We live in California and started a homeschool group about 5 years ago. We average about 80 families a year. We are strictly social/support, not a co-op. We have different clubs that meet once a month. These are taught by moms who want to and all parents stay and participate. We also have parties and take field trips together.
We do collect $20 a year per family to off-set the cost of parties and clubs so that no one person has a financial burden. We have kept things simple all of this time and operate on a cash only basis. We carry over a balance to make sure that our kick-off parties are paid for. We collect approx. $1600.
My question is- Am I doing everything legally? It is my intention to make sure I am being legal. I would like to continue to keep things this simple 🙂
I have had some doubt due to the homeschool co-op in town that has a 501 (tax exempt status) and charges members higher prices due to church rental and insurance. However, I have been questioned why we don’t have to do that?
Any insight would be helpful.
I think you’re understanding things correctly and doing many things just fine for a group of your size. 🙂
Technically, your support group would be considered an unincorporated association and the IRS would probably classify it as a 501c7 Social Club.
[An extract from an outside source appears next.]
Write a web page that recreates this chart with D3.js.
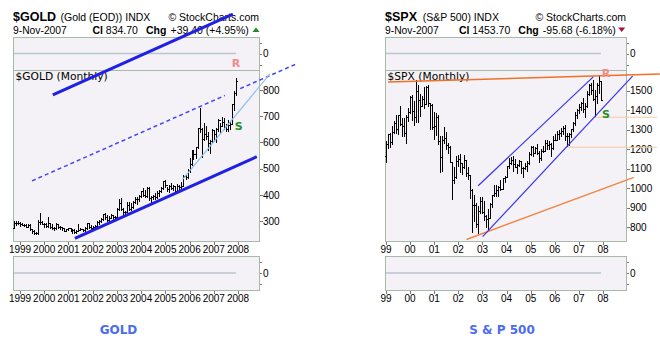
<!DOCTYPE html>
<html><head><meta charset="utf-8">
<script src="https://cdn.jsdelivr.net/npm/d3@7"></script>
<style>body{margin:0;background:#fff}svg{display:block}</style>
</head><body>
<svg id="c" width="660" height="347"></svg>
<script>
// ---------- DATA ----------
const goldFirstMonth = "1998-09";
const goldHigh = [300,302,300,296,
 293,291,290,290,290,268,265,260,305,330,300,295,
 292,318,295,290,280,292,290,282,276,275,270,275,
 274,270,270,265,290,275,271,280,295,293,286,282,
 287,303,305,312,328,330,325,320,327,325,322,350,
 386,390,352,341,373,372,368,376,392,392,400,417,
 428,419,431,432,396,399,409,415,420,431,455,456,
 430,438,445,438,436,442,438,448,475,478,498,540,
 570,573,584,655,730,655,676,662,640,610,650,648,
 655,690,674,697,692,672,684,682,747,797,846];
const goldLow = [276,287,290,284,
 285,283,278,278,268,257,252,252,253,290,288,278,
 280,280,276,270,265,270,276,270,268,263,262,268,
 262,255,255,254,262,265,264,264,270,275,271,270,
 276,282,288,298,305,310,302,300,311,310,313,318,
 344,344,325,320,334,342,342,350,370,367,378,392,
 398,392,392,381,372,386,385,389,398,410,422,430,
 415,410,424,421,414,412,418,425,433,460,466,488,
 513,538,540,580,640,543,610,612,573,560,600,605,
 603,645,640,665,652,642,645,650,675,725,782];
const goldClose = [294,292,294,288,
 287,287,280,286,272,262,256,255,299,299,291,290,
 283,293,279,274,273,289,277,277,273,264,269,273,
 265,267,258,264,267,271,265,273,293,279,275,279,
 282,297,302,309,326,318,305,314,323,317,318,347,
 368,348,334,337,363,346,354,375,385,386,397,416,
 400,396,427,388,394,396,391,409,416,428,453,438,
 423,435,428,436,417,435,430,434,473,470,496,517,
 568,556,583,654,652,613,633,626,599,604,646,632,
 650,685,661,679,659,650,665,672,745,789,835];
const goldOpen = [273,294,292,294,
 288,287,287,280,286,272,262,256,255,299,299,291,
 290,283,293,279,274,273,289,277,277,273,264,269,
 273,265,267,258,264,267,271,265,273,293,279,275,
 279,282,297,302,309,326,318,305,314,323,317,318,
 347,368,348,334,337,363,346,354,375,385,386,397,
 416,400,396,427,388,394,396,391,409,416,428,453,
 438,423,435,428,436,417,435,430,434,473,470,496,
 517,568,556,583,654,652,613,633,626,599,604,646,
 632,650,685,661,679,659,650,665,672,745,789];

const spxFirstMonth = "1998-12";
const spxHigh = [1244,
 1280,1282,1317,1346,1374,1374,1420,1360,1360,1376,1410,1473,
 1478,1445,1553,1528,1481,1474,1517,1525,1531,1437,1432,1390,
 1384,1377,1268,1270,1316,1289,1234,1217,1135,1111,1163,1173,
 1176,1131,1173,1147,1107,1070,994,966,924,908,954,954,
 936,864,895,924,965,1016,1016,1011,1040,1054,1063,1112,
 1155,1159,1163,1150,1127,1146,1141,1110,1129,1142,1188,1217,
 1217,1213,1229,1192,1199,1219,1246,1246,1243,1233,1270,1276,
 1295,1297,1310,1319,1326,1284,1281,1306,1340,1389,1407,1431,
 1441,1462,1438,1499,1535,1540,1555,1504,1538,1576,1552];
const spxLow = [1137,
 1205,1212,1228,1282,1282,1279,1325,1268,1269,1233,1343,1387,
 1350,1325,1340,1340,1370,1420,1410,1430,1420,1305,1306,1255,
 1275,1228,1081,1091,1232,1202,1183,1133,944,1026,1054,1114,
 1081,1074,1106,1063,1048,952,776,833,800,769,873,872,
 840,800,789,848,902,962,962,960,990,996,1031,1060,
 1105,1124,1087,1107,1076,1113,1078,1060,1099,1090,1127,1173,
 1163,1180,1176,1137,1147,1188,1191,1202,1201,1168,1201,1246,
 1245,1253,1268,1280,1245,1219,1224,1264,1291,1326,1360,1385,
 1403,1389,1364,1416,1476,1485,1454,1370,1439,1489,1451];
const spxClose = [1229,
 1280,1238,1286,1335,1302,1373,1329,1320,1283,1363,1389,1469,
 1394,1366,1499,1452,1421,1455,1431,1518,1437,1429,1315,1320,
 1366,1240,1160,1249,1256,1224,1211,1134,1041,1060,1139,1148,
 1130,1107,1147,1077,1067,990,912,916,815,886,936,880,
 856,841,848,917,964,975,990,1008,996,1051,1058,1112,
 1131,1145,1126,1107,1121,1141,1102,1104,1115,1130,1174,1212,
 1181,1204,1181,1157,1192,1191,1234,1220,1229,1207,1249,1248,
 1280,1281,1295,1311,1270,1270,1277,1304,1336,1378,1401,1418,
 1438,1407,1421,1482,1531,1503,1455,1474,1527,1549,1454];
const spxOpen = [1163,
 1229,1280,1238,1286,1335,1302,1373,1329,1320,1283,1363,1389,
 1469,1394,1366,1499,1452,1421,1455,1431,1518,1437,1429,1315,
 1320,1366,1240,1160,1249,1256,1224,1211,1134,1041,1060,1139,
 1148,1130,1107,1147,1077,1067,990,912,916,815,886,936,
 880,856,841,848,917,964,975,990,1008,996,1051,1058,
 1112,1131,1145,1126,1107,1121,1141,1102,1104,1115,1130,1174,
 1212,1181,1204,1181,1157,1192,1191,1234,1220,1229,1207,1249,
 1248,1280,1281,1295,1311,1270,1270,1277,1304,1336,1378,1401,
 1418,1438,1407,1421,1482,1531,1503,1455,1474,1527,1549];

const yearTicks = ["1999","2000","2001","2002","2003","2004","2005","2006","2007","2008"];
const goldYTicks = [300,400,500,600,700,800];
const spxYTicks = [800,900,1000,1100,1200,1300,1400,1500];

// trendlines: [date, value] endpoints
const goldLines = [
  {pts:[["2000-05-10",781],["2007-10-16",1089]], color:"#1f1fe6", w:3, dash:null},
  {pts:[["2001-04-08",235],["2008-10-10",546]], color:"#1f1fe6", w:3, dash:null},
  {pts:[["1999-07-01",454],["2007-06-18",779]], color:"#4444f2", w:1.5, dash:"4,3"},
  {pts:[["2008-02-03",805],["2010-06-07",900]], color:"#4444f2", w:1.5, dash:"4,3"},
  {pts:[["2005-09-18",460],["2009-04-26",861]], color:"#8fc0f2", w:1.2, dash:null}
];
const spxLines = [
  {pts:[["2006-06-03",1210],["2010-03-27",1210]], color:"#f8c8a0", w:1, dash:null},
  {pts:[["2007-08-06",1364],["2010-03-27",1364]], color:"#f8c8a0", w:1, dash:null},
  {pts:[["1999-02-01",1544],["2010-05-12",1585]], color:"#f07028", w:1.5, dash:null},
  {pts:[["2002-05-05",738],["2009-04-12",1056]], color:"#f38442", w:1.5, dash:null},
  {pts:[["2002-10-28",1013],["2007-08-06",1571]], color:"#3535ee", w:1.2, dash:null},
  {pts:[["2003-01-04",752],["2009-03-24",1575]], color:"#3535ee", w:1.2, dash:null}
];

// ---------- DRAW ----------
const svg = d3.select("#c");
const pd = d3.timeParse("%Y-%m-%d");
const pm = d3.timeParse("%Y-%m");
const FONT = "'Liberation Sans', Arial, sans-serif";
const VFONT = "'DejaVu Sans', Verdana, sans-serif";

function drawChart(o) {
  const g = svg.append("g");
  const xs = d3.scaleTime().domain([pd("1999-01-01"), pd("2008-01-01")]).range(o.xr);
  const ys = d3.scaleLinear().domain(o.yd).range([241, 70]);
  const yTop = d3.scaleLinear().domain([-1.5, 1.5]).range([70, 37]);
  const yBot = d3.scaleLinear().domain([-1.5, 1.5]).range([290, 256]);
  const start = pm(o.first);
  const bars = o.high.map((h, i) => ({
    date: d3.timeMonth.offset(start, i + 1), h, l: o.low[i], c: o.close[i], op: o.open[i]
  }));
  const lastD = bars[bars.length - 1].date;

  // panels
  [[37, 70], [70, 241], [256, 290]].forEach(([a, b]) => {
    g.append("rect").attr("x", o.x0 + 0.5).attr("y", a + 0.5)
      .attr("width", o.x1 - o.x0).attr("height", b - a)
      .attr("fill", "#f4f2f7").attr("stroke", "#a9b9a9").attr("stroke-width", 1);
  });
  // zero lines
  [yTop, yBot].forEach(sc => {
    g.append("line").attr("x1", o.x0 + 1).attr("x2", xs(lastD))
      .attr("y1", sc(0)).attr("y2", sc(0))
      .attr("stroke", "#b9c5cf").attr("stroke-width", 1.6);
    g.append("text").attr("x", o.x1 + 4).attr("y", sc(0) + 3.5)
      .attr("font-family", FONT).attr("font-size", 10).text("0");
    [-1, 0, 1].forEach(v => {
      g.append("line").attr("x1", o.x1 + 1).attr("x2", o.x1 + 3)
        .attr("y1", Math.round(sc(v)) + 0.5).attr("y2", Math.round(sc(v)) + 0.5)
        .attr("stroke", "#777");
    });
  });

  // bars
  let p = "";
  bars.forEach(d => {
    const x = Math.round(xs(d.date)) + 0.5;
    const yo = Math.round(ys(d.op)) + 0.5, yc = Math.round(ys(d.c)) + 0.5;
    p += `M${x},${Math.round(ys(d.h))}V${Math.round(ys(d.l)) + 1}M${x - 1.5},${yo}H${x}M${x},${yc}H${x + 1.5}`;
  });
  g.append("path").attr("d", p).attr("stroke", "#000").attr("stroke-width", 1)
    .attr("fill", "none").attr("shape-rendering", "crispEdges");

  // y axis
  o.yt.forEach(v => {
    const y = ys(v);
    g.append("line").attr("x1", o.x1 + 1).attr("x2", o.x1 + 4)
      .attr("y1", Math.round(y) + 0.5).attr("y2", Math.round(y) + 0.5).attr("stroke", "#777");
    g.append("text").attr("x", o.x1 + 4).attr("y", y + 3.6)
      .attr("font-family", FONT).attr("font-size", 10).text(v);
  });
  // x axes
  const fmt = d3.timeFormat(o.xfmt);
  yearTicks.forEach(t => {
    const d = pd(t + "-01-01"), x = Math.round(xs(d)) + 0.5;
    [241, 290].forEach(yb => {
      g.append("line").attr("x1", x).attr("x2", x).attr("y1", yb + 1).attr("y2", yb + 4)
        .attr("stroke", "#777");
      g.append("text").attr("x", xs(d)).attr("y", yb + 12).attr("text-anchor", "middle")
        .attr("font-family", FONT).attr("font-size", 10).text(fmt(d));
    });
  });

  // titles
  const t1 = (x, y, txt, size, bold, anchor) => g.append("text").attr("x", x).attr("y", y)
      .attr("font-family", FONT).attr("font-size", size)
      .attr("font-weight", bold ? "bold" : "normal")
      .attr("text-anchor", anchor || "start").text(txt);
  t1(o.x0, 20.5, o.sym, 12.5, true);
  t1(o.nameX, 20.5, o.name, 10.5, false);
  t1(o.x1, 20.5, "© StockCharts.com", 10.5, false, "end");
  t1(o.x0, 33.5, "9-Nov-2007", 10.3, false);
  t1(o.clX, 33.5, "Cl", 10.5, true);
  t1(o.clX + 13.3, 33.5, o.cl, 10.5, false);
  t1(o.chgX, 33.5, "Chg", 10.5, true);
  t1(o.chgX + 24.5, 33.5, o.chg, 10.5, false);
  const ax = o.arrowX;
  g.append("path").attr("d", o.up ? `M${ax - 3.5},32L${ax + 3.5},32L${ax},27.5Z`
                                  : `M${ax - 3.5},27.5L${ax + 3.5},27.5L${ax},32Z`)
    .attr("fill", o.up ? "#238b23" : "#a3123c");
  g.append("text").attr("x", o.x0 + 2.5).attr("y", 80).attr("font-family", VFONT)
    .attr("font-size", 10.7).text(o.sym + " (Monthly)");

  // trendlines
  const line = d3.line().x(d => xs(pd(d[0]))).y(d => ys(d[1]));
  o.lines.forEach(L => {
    g.append("path").attr("d", line(L.pts)).attr("stroke", L.color)
      .attr("stroke-width", L.w).attr("fill", "none")
      .attr("stroke-dasharray", L.dash);
  });
  // R / S marks
  [["R", o.r, "#f28a8a"], ["S", o.s, "#229022"]].forEach(([t, pt, c]) => {
    g.append("text").attr("x", xs(pd(pt[0]))).attr("y", ys(pt[1]) + 4)
      .attr("text-anchor", "middle").attr("font-family", VFONT).attr("font-weight", "bold")
      .attr("font-size", 11).attr("fill", c).text(t);
  });
  // bottom caption
  g.append("text").attr("x", o.capX).attr("y", 333.5).attr("text-anchor", "middle")
    .attr("font-family", VFONT).attr("font-weight", "bold").attr("font-size", 12)
    .attr("fill", "#4b6cf2").text(o.cap);
}

drawChart({
  x0: 13, x1: 259, xr: [20, 238], yd: [225, 876], first: goldFirstMonth,
  high: goldHigh, low: goldLow, close: goldClose, open: goldOpen,
  yt: goldYTicks, xfmt: "%Y", sym: "$GOLD", name: "(Gold (EOD)) INDX", nameX: 60.5,
  cl: "834.70", chg: "+39.40 (+4.95%)", clX: 92.5, chgX: 146, arrowX: 256, up: true,
  lines: goldLines, r: ["2007-12-01", 901], s: ["2008-01-10", 663],
  cap: "GOLD", capX: 118.5
});
drawChart({
  x0: 385, x1: 626, xr: [386, 603], yd: [730, 1606], first: spxFirstMonth,
  high: spxHigh, low: spxLow, close: spxClose, open: spxOpen,
  yt: spxYTicks, xfmt: "%y", sym: "$SPX", name: "(S&P 500) INDX", nameX: 422.7,
  cl: "1453.70", chg: "-95.68 (-6.18%)", clX: 459, chgX: 518.3, arrowX: 621.7, up: false,
  lines: spxLines, r: ["2008-02-15", 1591], s: ["2008-02-15", 1380],
  cap: "S & P 500", capX: 502
});
</script>
</body></html>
I discuss Social Clubs on these two blog posts:
Are Homeschool Support Groups Automatically Tax Exempt?
Compare 501(c)(3) Charity to 501(c)(7) Social Club
Homeschool co-ops are different from support groups. Co-ops do not usually fit the definition of 501c7 Social Clubs; They exist for more than just social reasons; they have an educational purpose. In additional co-ops collect more money than support groups and so they look into 501c3 status as a tax exempt educational organization.
So, Vanessa, you can tell people who ask that support groups and co-ops are different. The link above compares the two.